A primary offering, also called a primary distribution, is made the first time a company offers its stocks or securities for sale to investors, who can be employees of the firm or public traders. The funds obtained from the offering are made immediately available for the company’s use, to be reinvested into its structure or other companies based on its needs.
A primary offering does not have to include the public: it could be made exclusively to employees, but may also include customers or affiliates of a company. However, a primary offering usually occurs in the form of an Initial Public Offering, or IPO.
Many issues should be considered before a company’s first stock issuance. When a company first begins offering its stock it begins diluting ownership in the company. The investors will want to be able to voice their own opinions, suggestions, or concerns on the operation of the company.
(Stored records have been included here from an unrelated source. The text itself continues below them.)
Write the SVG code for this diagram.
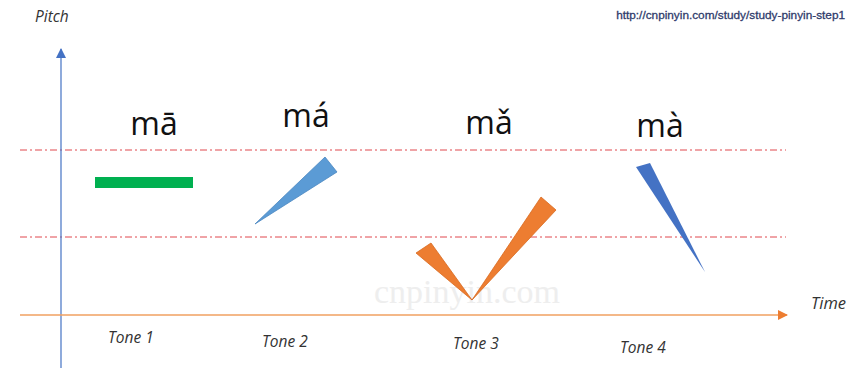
<svg xmlns="http://www.w3.org/2000/svg" width="863" height="368" viewBox="0 0 863 368">
<style>
.guide{stroke:#E0484F;stroke-width:1;stroke-dasharray:7 3 2 3;fill:none}
.py{font-family:"Open Sans","Liberation Sans",sans-serif;font-size:32px;fill:#111;text-anchor:middle}
.lab{font-family:"Open Sans","Liberation Sans",sans-serif;font-size:15.5px;font-style:italic;fill:#333}
</style>
<defs>
<marker id="arrB" markerWidth="10" markerHeight="10" refX="9" refY="5" orient="auto" markerUnits="userSpaceOnUse"><path d="M0,0 L10,5 L0,10 Z" fill="#4472C4"/></marker>
<marker id="arrO" markerWidth="10" markerHeight="10" refX="9" refY="5" orient="auto" markerUnits="userSpaceOnUse"><path d="M0,0 L10,5 L0,10 Z" fill="#ED7D31"/></marker>
</defs>
<rect width="863" height="368" fill="#fff"/>
<text x="467" y="303" font-family="Liberation Serif,serif" font-size="34" fill="#eeeeee" text-anchor="middle">cnpinyin.com</text>
<g id="guides">
<line class="guide" x1="20" y1="150" x2="786" y2="150"/>
<line class="guide" x1="20" y1="237" x2="786" y2="237"/>
</g>
<g id="connectors">
<line x1="61" y1="368" x2="61" y2="49" stroke="#4472C4" stroke-width="1.2" marker-end="url(#arrB)"/>
<line x1="20" y1="315" x2="787" y2="315" stroke="#F0A060" stroke-width="1.5" marker-end="url(#arrO)"/>
</g>
<g id="tone1">
<rect x="95" y="177" width="98" height="11" fill="#00B050"/>
<text class="py" x="154" y="135">mā</text>
<text class="lab" x="108" y="343">Tone 1</text>
</g>
<g id="tone2">
<polygon points="255,224 325,157 337,172" fill="#5B9BD5" stroke="#4A86C0" stroke-width="0.8"/>
<text class="py" x="306" y="127">má</text>
<text class="lab" x="262" y="347">Tone 2</text>
</g>
<g id="tone3">
<polygon points="416,253 431,243 472,300" fill="#ED7D31" stroke="#D86A20" stroke-width="0.8"/>
<polygon points="472,300 541,197 556,210" fill="#ED7D31" stroke="#D86A20" stroke-width="0.8"/>
<text class="py" x="489" y="134">mǎ</text>
<text class="lab" x="453" y="349">Tone 3</text>
</g>
<g id="tone4">
<polygon points="636,167 650,163 705,272" fill="#4472C4"/>
<text class="py" x="660" y="137">mà</text>
<text class="lab" x="620" y="353">Tone 4</text>
</g>
<g id="labels">
<text class="lab" x="35" y="22" font-size="15.5">Pitch</text>
<text class="lab" x="811" y="309" style="font-size:16.5px">Time</text>
<text x="845" y="19" font-family="Liberation Sans,sans-serif" font-size="11.8" fill="#2F3B6B" stroke="#2F3B6B" stroke-width="0.3" text-anchor="end">http://cnpinyin.com/study/study-pinyin-step1</text>
</g>
</svg>
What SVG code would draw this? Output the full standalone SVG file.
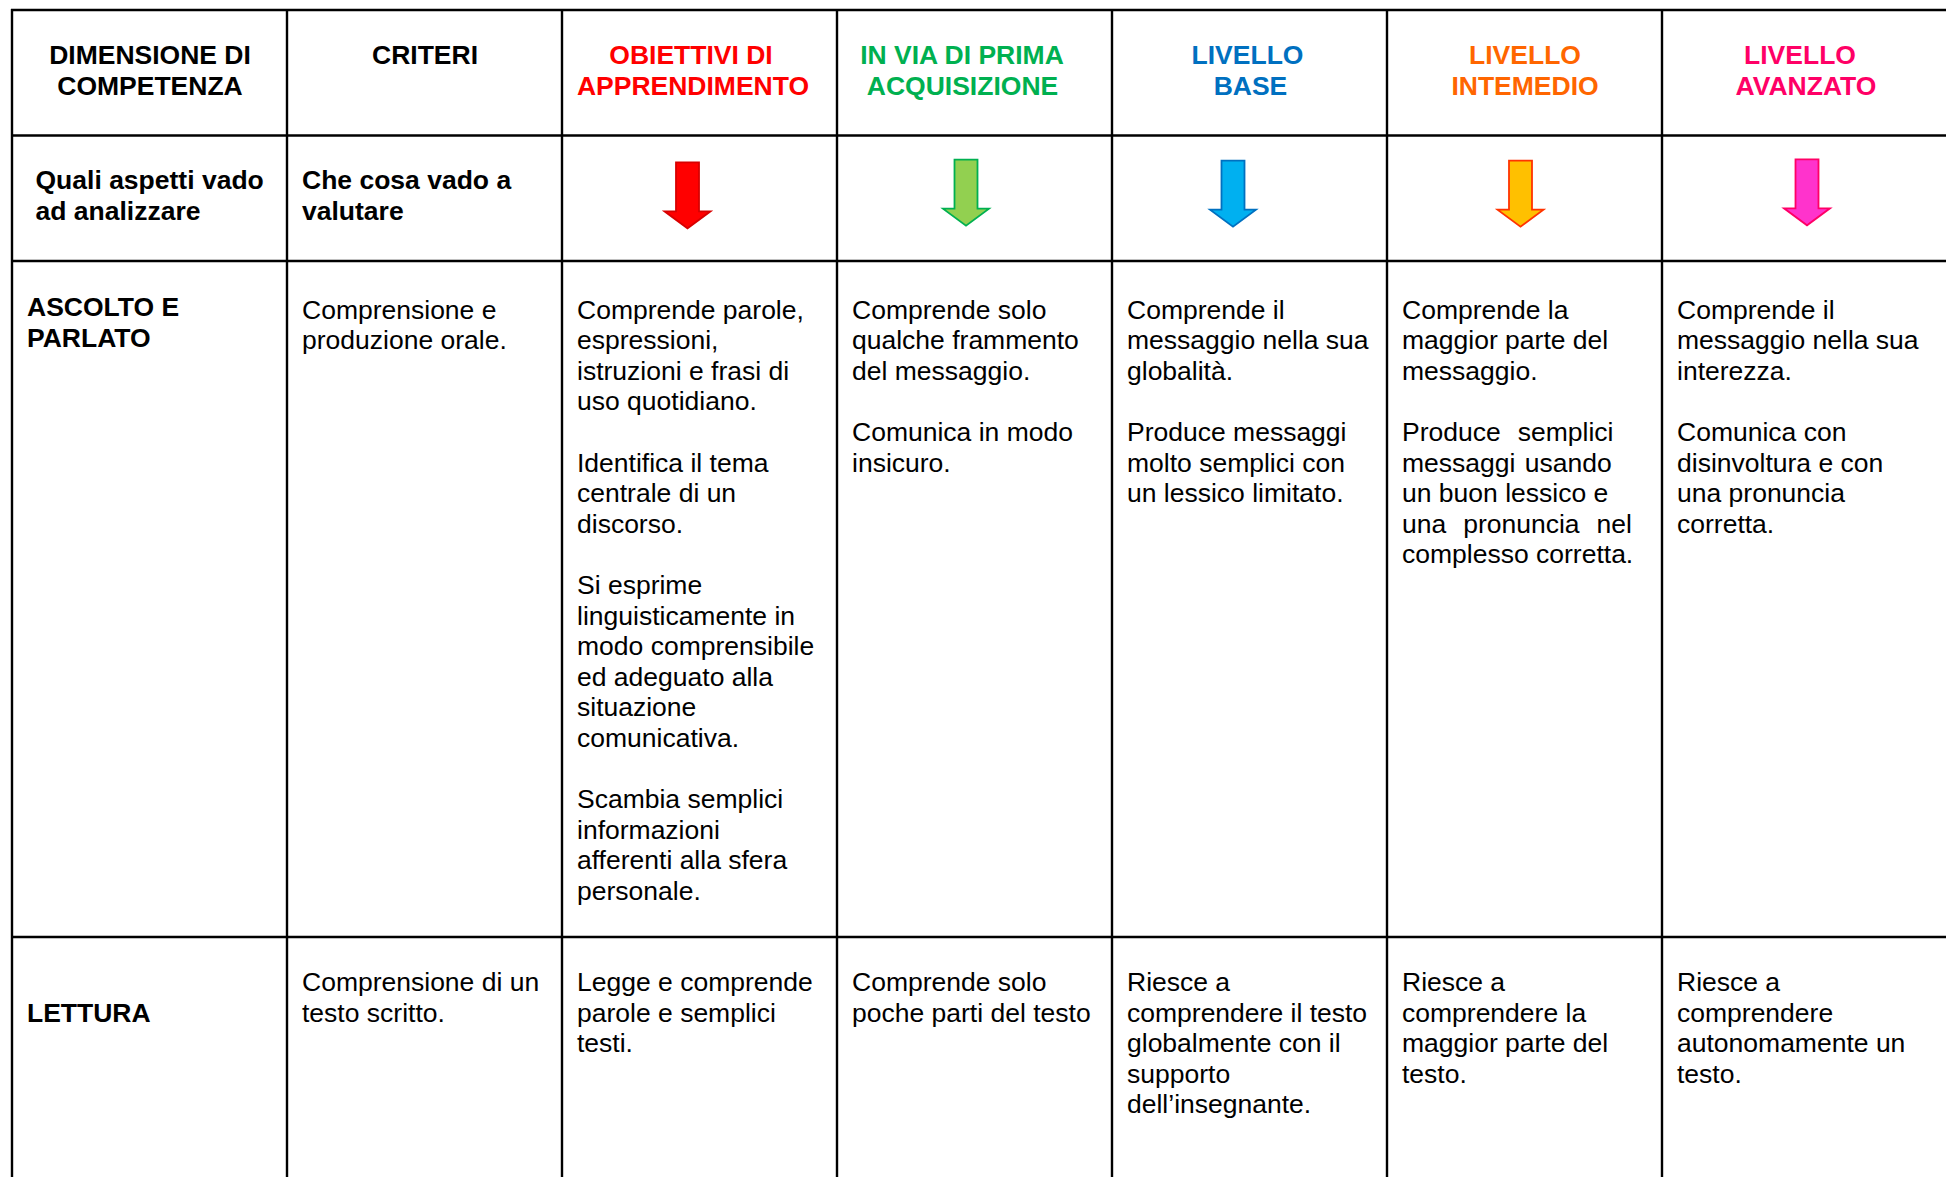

This can cause a reduction in control for the company’s original owners, but it is sometimes worth the influx of equity capital that results. Before making a primary offering—especially an IPO—a company should very carefully consider the purpose involved, and may also want to obtain the services of a qualified and knowledgeable investment bank to assist it in its actions.
A primary offering is not the only option a company has for capital. Debt financing, in the form of loans, is another source of funding. Also, venture capitalists are available for some companies, as well as angel investors and other situations.
These are all forms of external financing. Companies may want to increase their internal funding first, in the form of becoming more efficient, using less capital for operations, better training and methodology, etc.